The beginning and end of the film are pretty watchable, it’s everything that happens in between that’s the problem. The action grinds to a standstill once we leave the prologue and move into the main plot, which devolves into a plodding and cliche-ridden story of our heroine being held in a mental health facility. It felt like a collage of everything from One Flew Over the Cuckoo’s Nest to Lucio Fulci’s The Beyond and The House by the Cemetery to the A Nightmare on Elm Street films to Re-Animator, except there wasn’t any glue to hold the disparate parts together. There’s not much to hold audience interest for most of the film, either, aside from a few mildly creepy sequences and a lot of gratuitous skin from Lawson.

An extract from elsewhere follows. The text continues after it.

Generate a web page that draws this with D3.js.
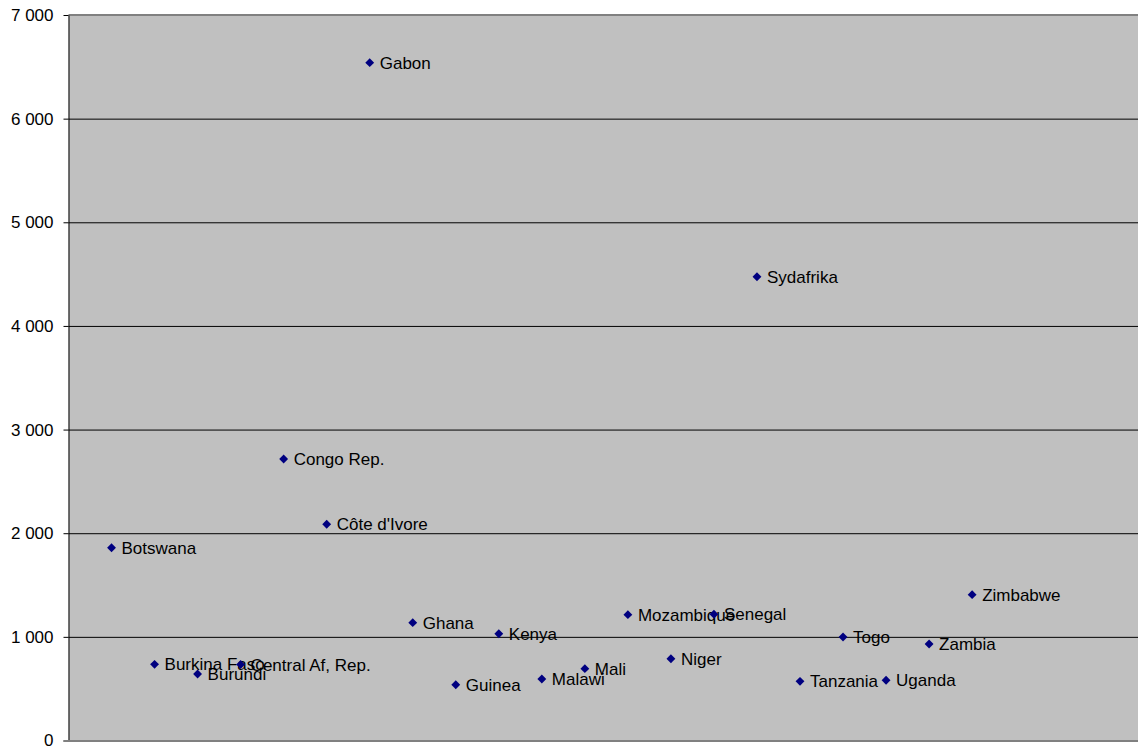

The make-up and effects were all pretty effective. Aside from some glowing eyes, everything looked to be in-camera effects and was pulled off really well, especially considering the budget (IMDB lists an estimated budget as $350,000). I was also surprised to see a pretty decent miniature of the real-world filming location show up in the finale. Speaking of which, The Dead Pit filmed in the same facility in Milpitas, California used as the setting for the novel One Flew Over the Cuckoo’s Nest, and it does add a impressive layer of menace to the film.
It’s pretty clear, though, that too much of the budget was sunk into those parts of the production and too little went to the casting. Slate was the only member of the cast to come in with any acting experience and, despite getting top billing, he disappears for most of the film, leaving Lawson to shoulder most of the film’s weight. In fact, as you look through the cast and crew of The Dead Pit it quickly becomes clear that it was both the first and last feature for nearly everyone involved, and the lack of experience at all levels really shows.
That there’s much awareness of it at all seems mostly due to the notoriety of Leonard and Everett’s next two projects as a writing/directing/producing team: 1992’s The Lawnmower Man and 1995’s Virtuosity. Unless you have a strong desire to dive into their filmography, I don’t think The Dead Pit will be worth your time.